Example 8: Difference Comparison for Composite Primary Key Tables

-- Expected-Rows: 0
CREATE TABLE test.orders (
    tenant_id INT,
    order_code VARCHAR(8),
    amount DECIMAL(12,2),
    PRIMARY KEY (tenant_id, order_code)
);

-- Expected-Rows: 0
INSERT INTO test.orders VALUES
    (100, 'A100', 120.50),
    (100, 'A101', 80.00),
    (101, 'B200', 305.75);

-- Expected-Rows: 0
DATA BRANCH CREATE TABLE test.orders_branch FROM test.orders;

-- Make modifications on branch
-- Expected-Rows: 1
UPDATE test.orders_branch SET amount = 130.50 WHERE tenant_id = 100 AND order_code = 'A100';
-- Expected-Rows: 1
DELETE FROM test.orders_branch WHERE tenant_id = 100 AND order_code = 'A101';
-- Expected-Rows: 0
INSERT INTO test.orders_branch VALUES (102, 'C300', 512.25);

-- Compare differences
-- Expected-Rows: 3
DATA BRANCH DIFF test.orders_branch AGAINST test.orders;
+-----------------------------------+--------+-----------+------------+--------+
| diff orders_branch against orders | flag   | tenant_id | order_code | amount |
+-----------------------------------+--------+-----------+------------+--------+
| orders_branch                     | UPDATE |       100 | A100       | 130.50 |
| orders_branch                     | DELETE |       100 | A101       |  80.00 |
| orders_branch                     | INSERT |       102 | C300       | 512.25 |
+-----------------------------------+--------+-----------+------------+--------+

-- Expected-Rows: 0
DROP TABLE test.orders;
-- Expected-Rows: 0
DROP TABLE test.orders_branch;
-- Expected-Rows: 0
DROP DATABASE test;

Notes

Table Structure Consistency: The two tables being compared must have the same table structure (column names, column types).
Primary Key Requirement: Although tables without primary keys are supported, it is recommended to use tables with primary keys for more accurate difference results.
Performance Considerations: For large tables, difference comparison may take a long time.

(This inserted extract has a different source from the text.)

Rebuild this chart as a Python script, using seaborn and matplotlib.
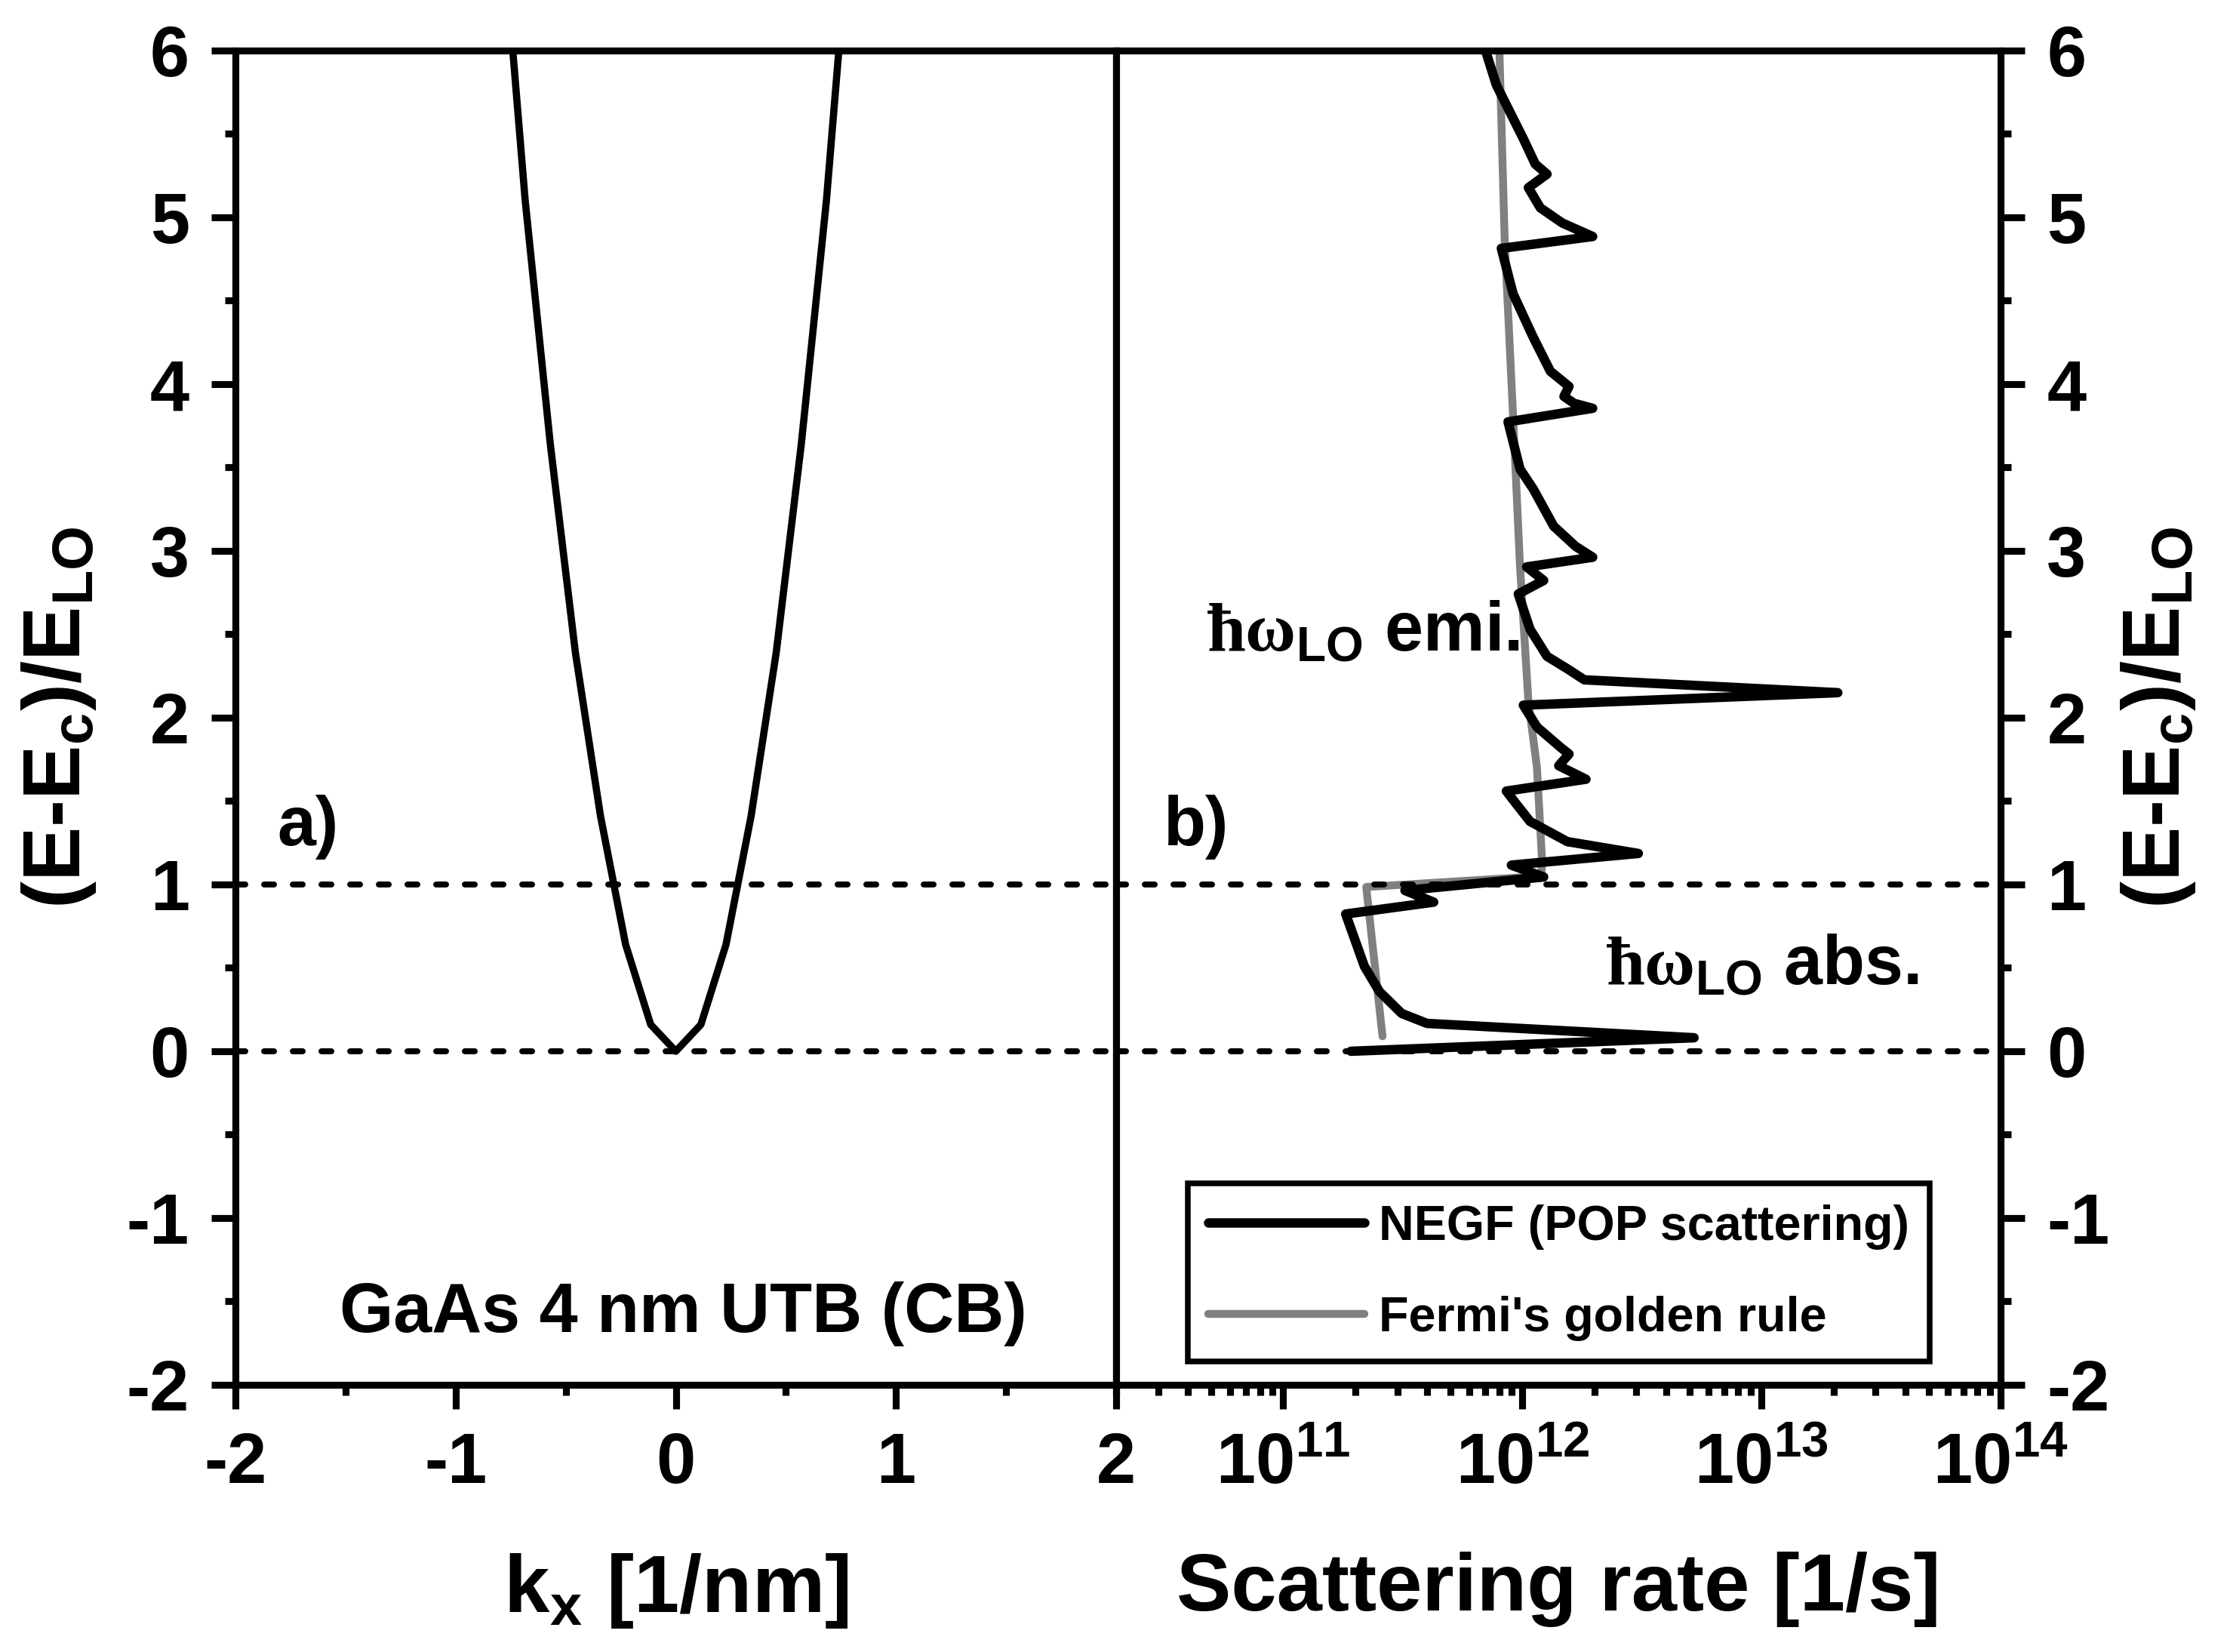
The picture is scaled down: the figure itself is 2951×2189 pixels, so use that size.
import numpy as np
import pandas as pd
import matplotlib
matplotlib.use("Agg")
import matplotlib.pyplot as plt
import matplotlib.ticker as mticker
import seaborn as sns

# ---------------- data ----------------
# panel a) : band dispersion
k_x = [-0.80, -0.684, -0.570, -0.456, -0.342, -0.228, -0.114, 0.0,
       0.114, 0.228, 0.342, 0.456, 0.570, 0.684, 0.80]
E_band = [6.95, 5.10, 3.64, 2.39, 1.41, 0.64, 0.16, 0.0,
          0.16, 0.64, 1.41, 2.39, 3.64, 5.10, 6.95]

# panel b) : NEGF scattering rate (log10 of rate [1/s]) vs energy
negf_log_rate = [11.824, 11.891, 12.004, 12.054, 12.103, 12.025, 12.075, 12.167, 12.294,
                 11.912, 11.961, 12.046, 12.117, 12.195, 12.174, 12.216, 12.294,
                 11.940, 11.990, 12.046, 12.131, 12.223, 12.294,
                 12.018, 12.089, 11.983, 12.032, 12.103, 12.195, 12.259, 13.319,
                 12.004, 12.061, 12.159, 12.195, 12.152, 12.266,
                 11.933, 11.976, 12.032, 12.188, 12.485,
                 11.954, 12.089, 11.509, 11.629, 11.261,
                 11.339, 11.402, 11.495, 11.601, 12.718, 11.283]
negf_E = [6.10, 5.794, 5.471, 5.319, 5.259, 5.178, 5.057, 4.966, 4.885,
          4.814, 4.542, 4.279, 4.077, 3.986, 3.926, 3.885, 3.855,
          3.774, 3.491, 3.370, 3.148, 3.027, 2.962,
          2.904, 2.823, 2.742, 2.530, 2.368, 2.287, 2.227, 2.150,
          2.075, 1.944, 1.823, 1.782, 1.712, 1.631,
          1.560, 1.480, 1.378, 1.257, 1.186,
          1.116, 1.045, 0.964, 0.894, 0.823,
          0.510, 0.358, 0.227, 0.167, 0.081, 0.0]

# Fermi's golden rule
fgr_log_rate = [11.902, 11.926, 11.961, 11.990, 12.025, 12.061, 12.082, 12.080, 11.347, 11.415]
fgr_E = [6.10, 4.86, 3.81, 2.91, 2.10, 1.70, 1.15, 1.05, 0.985, 0.09]

ref_levels = [0.0, 1.0]
y_ticks = [-2, -1, 0, 1, 2, 3, 4, 5, 6]
kx_ticks = [-2, -1, 0, 1, 2]
rate_ticks = [1e11, 1e12, 1e13, 1e14]

label_negf = "NEGF (POP scattering)"
label_fgr = "Fermi's golden rule"

# ---------------- style ----------------
sns.set_theme(style="ticks")
rc = plt.rcParams
rc["font.family"] = ["Liberation Sans", "DejaVu Sans"]
rc["font.weight"] = "bold"
rc["axes.unicode_minus"] = False
rc["text.color"] = "black"
rc["axes.labelcolor"] = "black"
rc["xtick.color"] = "black"
rc["ytick.color"] = "black"
rc["axes.edgecolor"] = "black"
rc["mathtext.fontset"] = "custom"
rc["mathtext.rm"] = "Liberation Sans:bold"
rc["mathtext.bf"] = "Liberation Sans:bold"
rc["mathtext.it"] = "Liberation Sans:bold"
rc["mathtext.sf"] = "Liberation Serif"
rc["mathtext.default"] = "bf"

df_band = pd.DataFrame({"k": k_x, "E": E_band})
df_negf = pd.DataFrame({"rate": np.power(10.0, negf_log_rate), "E": negf_E})
df_fgr = pd.DataFrame({"rate": np.power(10.0, fgr_log_rate), "E": fgr_E})

fig = plt.figure(figsize=(2951 / 300, 2189 / 300), dpi=300)
ax1 = fig.add_axes([0.10573, 0.16172, 0.39546, 0.80768])
ax2 = fig.add_axes([0.50119, 0.16172, 0.39715, 0.80768])

# ---------------- panel a ----------------
sns.lineplot(data=df_band, x="k", y="E", sort=False, estimator=None,
             color="black", lw=2.3, ax=ax1)

# ---------------- panel b ----------------
ax2.set_xscale("log")
sns.lineplot(data=df_fgr, x="rate", y="E", sort=False, estimator=None,
             color="#808080", lw=2.5, ax=ax2, label=label_fgr, zorder=2)
sns.lineplot(data=df_negf, x="rate", y="E", sort=False, estimator=None,
             color="black", lw=3.0, ax=ax2, label=label_negf, zorder=3)

for ax in (ax1, ax2):
    for lvl in ref_levels:
        ax.axhline(lvl, color="black", lw=1.9, linestyle=(0, (1.65, 3.15)),
                   dash_capstyle="round", zorder=4)

# axes limits & ticks
ax1.set_xlim(-2, 2)
ax2.set_xlim(2e10, 1e14)
for ax in (ax1, ax2):
    ax.set_ylim(-2, 6)
    ax.set_yticks(y_ticks)
    ax.yaxis.set_minor_locator(mticker.MultipleLocator(0.5))
    for sp in ax.spines.values():
        sp.set_linewidth(2.2)
        sp.set_color("black")
    ax.tick_params(which="both", direction="out", color="black", width=2.2,
                   top=False, labelcolor="black")
    ax.tick_params(which="major", length=7.7, labelsize=22.5, pad=7)
    ax.tick_params(which="minor", length=3.4)

ax1.set_xticks(kx_ticks)
ax1.xaxis.set_minor_locator(mticker.MultipleLocator(0.5))
ax1.tick_params(axis="y", which="both", left=True, right=False)

ax2.set_xticks(rate_ticks)
ax2.xaxis.set_major_formatter(mticker.FuncFormatter(
    lambda v, p: r"$10^{%d}$" % int(round(np.log10(v)))))
ax2.xaxis.set_minor_locator(mticker.LogLocator(base=10, subs=np.arange(2, 10), numticks=20))
ax2.xaxis.set_minor_formatter(mticker.NullFormatter())
ax2.tick_params(axis="y", which="both", left=False, right=True,
                labelleft=False, labelright=True)
ax2.yaxis.set_label_position("right")

ylab = r"(E-E$_{\mathbf{c}}$)/E$_{\mathbf{LO}}$"
ax1.set_ylabel(ylab, fontsize=26, fontweight="bold", labelpad=9)
ax2.set_ylabel(ylab, fontsize=26, fontweight="bold", labelpad=3, rotation=90)
ax1.set_xlabel(r"k$_{\mathbf{x}}$ [1/nm]", fontsize=26, fontweight="bold", labelpad=17)
ax2.set_xlabel("Scattering rate [1/s]", fontsize=26, fontweight="bold", labelpad=17)

# annotations
ax1.text(-1.81, 1.235, "a)", fontsize=22, fontweight="bold", ha="left", va="baseline")
ax1.text(0.035, -1.683, "GaAs 4 nm UTB (CB)", fontsize=22, fontweight="bold",
         ha="center", va="baseline")
ax2.text(10 ** 10.50, 1.235, "b)", fontsize=22, fontweight="bold", ha="left", va="baseline")
ax2.text(10 ** 10.68, 2.40, r"$\mathsf{\hbar\omega}_{\mathbf{LO}}$ emi.", fontsize=22,
         fontweight="bold", ha="left", va="baseline")
ax2.text(10 ** 12.348, 0.40, r"$\mathsf{\hbar\omega}_{\mathbf{LO}}$ abs.", fontsize=22,
         fontweight="bold", ha="left", va="baseline")

# legend
h, l = ax2.get_legend_handles_labels()
order = [l.index(label_negf), l.index(label_fgr)]
leg = ax2.legend([h[i] for i in order], [l[i] for i in order],
                 loc="lower left", bbox_to_anchor=(0.081, 0.0175),
                 frameon=True, fancybox=False, edgecolor="black", framealpha=1,
                 prop={"size": 15.5, "weight": "bold"},
                 handlelength=3.2, handletextpad=0.3, labelspacing=0.95,
                 borderpad=0.42, borderaxespad=0)
leg.get_frame().set_linewidth(1.8)

fig.savefig("out.png", dpi=300)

It is recommended to use OUTPUT COUNT first to understand the scale of differences.
Snapshot Validity: When comparing using snapshots, ensure the snapshots exist and are valid.
Output File: When using OUTPUT FILE, ensure the target directory exists and has write permissions. The generated SQL file can be executed directly to synchronize data.
LCA Detection: The system automatically detects LCA without manual specification. The existence of LCA affects how differences are calculated.